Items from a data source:
****
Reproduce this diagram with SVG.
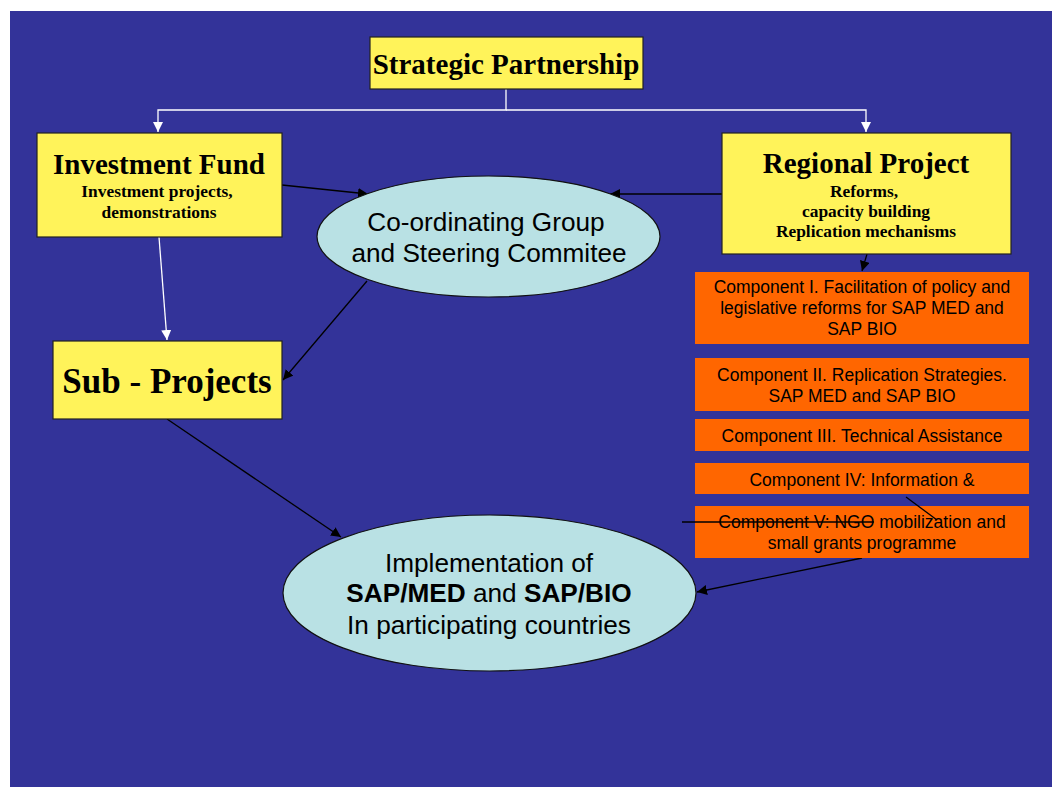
<svg xmlns="http://www.w3.org/2000/svg" width="1052" height="787" viewBox="0 0 1052 787">
<defs>
<marker id="ab" viewBox="0 0 10 10" refX="10" refY="5" markerWidth="10" markerHeight="10" markerUnits="userSpaceOnUse" orient="auto"><path d="M0,0 L10,5 L0,10 z" fill="#000"/></marker>
<marker id="aw" viewBox="0 0 10 10" refX="10" refY="5" markerWidth="10" markerHeight="10" markerUnits="userSpaceOnUse" orient="auto"><path d="M0,0 L10,5 L0,10 z" fill="#fff"/></marker>
<style>
.yb{fill:#FFF35A;stroke:#222;stroke-width:1.2}
.ob{fill:#FF6600}
.el{fill:#B9E1E4;stroke:#111;stroke-width:1.2}
.serif{font-family:"Liberation Serif","Times New Roman",serif;font-weight:bold;fill:#000;text-anchor:middle}
.sans{font-family:"Liberation Sans",Arial,sans-serif;fill:#000;text-anchor:middle}
.t1{font-size:29px}
.t2{font-size:17.4px}
.e{font-size:26.2px}
.c{font-size:17.5px}
.bl{stroke:#000;stroke-width:1.3;fill:none}
.wl{stroke:#fff;stroke-width:1.3;fill:none}
</style>
</defs>
<rect x="0" y="0" width="1052" height="787" fill="#fff"/>
<rect x="10" y="11" width="1042" height="776" fill="#333399"/>

<g id="connectors">
<polyline class="wl" points="506,89 506,110 158,110 158,132" marker-end="url(#aw)"/>
<polyline class="wl" points="506,110 866,110 866,132" marker-end="url(#aw)"/>
<line class="wl" x1="159" y1="237" x2="167" y2="340" marker-end="url(#aw)"/>
<line class="bl" x1="282" y1="185" x2="368" y2="194" marker-end="url(#ab)"/>
<line class="bl" x1="722" y1="194" x2="610" y2="194" marker-end="url(#ab)"/>
<line class="bl" x1="367" y1="281" x2="283" y2="380" marker-end="url(#ab)"/>
<line class="bl" x1="167" y1="419" x2="341" y2="537" marker-end="url(#ab)"/>
<line class="bl" x1="867" y1="254" x2="862" y2="271" marker-end="url(#ab)"/>
<line class="bl" x1="862" y1="558" x2="697" y2="592" marker-end="url(#ab)"/>
</g>

<g id="strategic-partnership">
<rect class="yb" x="370" y="37" width="273" height="52"/>
<text class="serif t1" x="506" y="74">Strategic Partnership</text>
</g>

<g id="investment-fund">
<rect class="yb" x="37" y="133" width="245" height="104"/>
<text class="serif t1" x="159" y="174">Investment Fund</text>
<text class="serif t2" x="157" y="197">Investment projects,</text>
<text class="serif t2" x="159" y="218">demonstrations</text>
</g>

<g id="regional-project">
<rect class="yb" x="722" y="133" width="289" height="121"/>
<text class="serif t1" x="866" y="173">Regional Project</text>
<text class="serif t2" x="864" y="197">Reforms,</text>
<text class="serif t2" x="866" y="217">capacity building</text>
<text class="serif t2" x="866" y="237">Replication mechanisms</text>
</g>

<g id="coordinating-group">
<ellipse class="el" cx="488.5" cy="236.5" rx="171.5" ry="60.5"/>
<text class="sans e" x="486" y="231">Co-ordinating Group</text>
<text class="sans e" x="489" y="262">and Steering Commitee</text>
</g>

<g id="sub-projects">
<rect class="yb" x="53" y="341" width="229" height="78"/>
<text class="serif" x="167" y="393" font-size="35">Sub - Projects</text>
</g>

<g id="implementation">
<ellipse class="el" cx="489.5" cy="593" rx="206.5" ry="78"/>
<text class="sans e" x="489" y="572">Implementation of</text>
<text class="sans e" x="489" y="602"><tspan font-weight="bold">SAP/MED</tspan> and <tspan font-weight="bold">SAP/BIO</tspan></text>
<text class="sans e" x="489" y="634">In participating countries</text>
</g>

<g id="component-1">
<rect class="ob" x="695" y="272" width="334" height="72"/>
<text class="sans c" x="862" y="293">Component I. Facilitation of policy and</text>
<text class="sans c" x="862" y="314">legislative reforms for SAP MED and</text>
<text class="sans c" x="862" y="335">SAP BIO</text>
</g>

<g id="component-2">
<rect class="ob" x="695" y="358" width="334" height="53"/>
<text class="sans c" x="862" y="381">Component II. Replication Strategies.</text>
<text class="sans c" x="862" y="402">SAP MED and SAP BIO</text>
</g>

<g id="component-3">
<rect class="ob" x="695" y="419" width="334" height="32"/>
<text class="sans c" x="862" y="442">Component III. Technical Assistance</text>
</g>

<g id="component-4">
<rect class="ob" x="695" y="463" width="334" height="31"/>
<text class="sans c" x="862" y="486">Component IV: Information &amp;</text>
</g>

<g id="component-5">
<rect class="ob" x="695" y="506" width="334" height="52"/>
<text class="sans c" x="862" y="528">Component V: NGO mobilization and</text>
<text class="sans c" x="862" y="549">small grants programme</text>
</g>

<g id="stray-lines">
<line class="bl" x1="682" y1="522" x2="874" y2="522"/>
<line class="bl" x1="906" y1="497" x2="937" y2="520"/>
</g>
</svg>
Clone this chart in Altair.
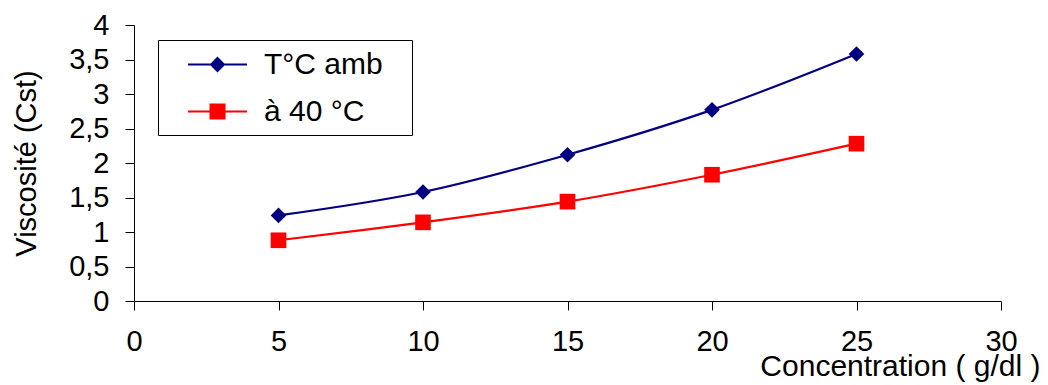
****
What you return should match the records above word for word, minus the pictures.

* [Task result]
Reproduce this diagram with SVG.
<svg xmlns="http://www.w3.org/2000/svg" width="1052" height="787" viewBox="0 0 1052 787">
<defs>
<marker id="ab" viewBox="0 0 10 10" refX="10" refY="5" markerWidth="10" markerHeight="10" markerUnits="userSpaceOnUse" orient="auto"><path d="M0,0 L10,5 L0,10 z" fill="#000"/></marker>
<marker id="aw" viewBox="0 0 10 10" refX="10" refY="5" markerWidth="10" markerHeight="10" markerUnits="userSpaceOnUse" orient="auto"><path d="M0,0 L10,5 L0,10 z" fill="#fff"/></marker>
<style>
.yb{fill:#FFF35A;stroke:#222;stroke-width:1.2}
.ob{fill:#FF6600}
.el{fill:#B9E1E4;stroke:#111;stroke-width:1.2}
.serif{font-family:"Liberation Serif","Times New Roman",serif;font-weight:bold;fill:#000;text-anchor:middle}
.sans{font-family:"Liberation Sans",Arial,sans-serif;fill:#000;text-anchor:middle}
.t1{font-size:29px}
.t2{font-size:17.4px}
.e{font-size:26.2px}
.c{font-size:17.5px}
.bl{stroke:#000;stroke-width:1.3;fill:none}
.wl{stroke:#fff;stroke-width:1.3;fill:none}
</style>
</defs>
<rect x="0" y="0" width="1052" height="787" fill="#fff"/>
<rect x="10" y="11" width="1042" height="776" fill="#333399"/>

<g id="connectors">
<polyline class="wl" points="506,89 506,110 158,110 158,132" marker-end="url(#aw)"/>
<polyline class="wl" points="506,110 866,110 866,132" marker-end="url(#aw)"/>
<line class="wl" x1="159" y1="237" x2="167" y2="340" marker-end="url(#aw)"/>
<line class="bl" x1="282" y1="185" x2="368" y2="194" marker-end="url(#ab)"/>
<line class="bl" x1="722" y1="194" x2="610" y2="194" marker-end="url(#ab)"/>
<line class="bl" x1="367" y1="281" x2="283" y2="380" marker-end="url(#ab)"/>
<line class="bl" x1="167" y1="419" x2="341" y2="537" marker-end="url(#ab)"/>
<line class="bl" x1="867" y1="254" x2="862" y2="271" marker-end="url(#ab)"/>
<line class="bl" x1="862" y1="558" x2="697" y2="592" marker-end="url(#ab)"/>
</g>

<g id="strategic-partnership">
<rect class="yb" x="370" y="37" width="273" height="52"/>
<text class="serif t1" x="506" y="74">Strategic Partnership</text>
</g>

<g id="investment-fund">
<rect class="yb" x="37" y="133" width="245" height="104"/>
<text class="serif t1" x="159" y="174">Investment Fund</text>
<text class="serif t2" x="157" y="197">Investment projects,</text>
<text class="serif t2" x="159" y="218">demonstrations</text>
</g>

<g id="regional-project">
<rect class="yb" x="722" y="133" width="289" height="121"/>
<text class="serif t1" x="866" y="173">Regional Project</text>
<text class="serif t2" x="864" y="197">Reforms,</text>
<text class="serif t2" x="866" y="217">capacity building</text>
<text class="serif t2" x="866" y="237">Replication mechanisms</text>
</g>

<g id="coordinating-group">
<ellipse class="el" cx="488.5" cy="236.5" rx="171.5" ry="60.5"/>
<text class="sans e" x="486" y="231">Co-ordinating Group</text>
<text class="sans e" x="489" y="262">and Steering Commitee</text>
</g>

<g id="sub-projects">
<rect class="yb" x="53" y="341" width="229" height="78"/>
<text class="serif" x="167" y="393" font-size="35">Sub - Projects</text>
</g>

<g id="implementation">
<ellipse class="el" cx="489.5" cy="593" rx="206.5" ry="78"/>
<text class="sans e" x="489" y="572">Implementation of</text>
<text class="sans e" x="489" y="602"><tspan font-weight="bold">SAP/MED</tspan> and <tspan font-weight="bold">SAP/BIO</tspan></text>
<text class="sans e" x="489" y="634">In participating countries</text>
</g>

<g id="component-1">
<rect class="ob" x="695" y="272" width="334" height="72"/>
<text class="sans c" x="862" y="293">Component I. Facilitation of policy and</text>
<text class="sans c" x="862" y="314">legislative reforms for SAP MED and</text>
<text class="sans c" x="862" y="335">SAP BIO</text>
</g>

<g id="component-2">
<rect class="ob" x="695" y="358" width="334" height="53"/>
<text class="sans c" x="862" y="381">Component II. Replication Strategies.</text>
<text class="sans c" x="862" y="402">SAP MED and SAP BIO</text>
</g>

<g id="component-3">
<rect class="ob" x="695" y="419" width="334" height="32"/>
<text class="sans c" x="862" y="442">Component III. Technical Assistance</text>
</g>

<g id="component-4">
<rect class="ob" x="695" y="463" width="334" height="31"/>
<text class="sans c" x="862" y="486">Component IV: Information &amp;</text>
</g>

<g id="component-5">
<rect class="ob" x="695" y="506" width="334" height="52"/>
<text class="sans c" x="862" y="528">Component V: NGO mobilization and</text>
<text class="sans c" x="862" y="549">small grants programme</text>
</g>

<g id="stray-lines">
<line class="bl" x1="682" y1="522" x2="874" y2="522"/>
<line class="bl" x1="906" y1="497" x2="937" y2="520"/>
</g>
</svg>
Clone this chart in Altair.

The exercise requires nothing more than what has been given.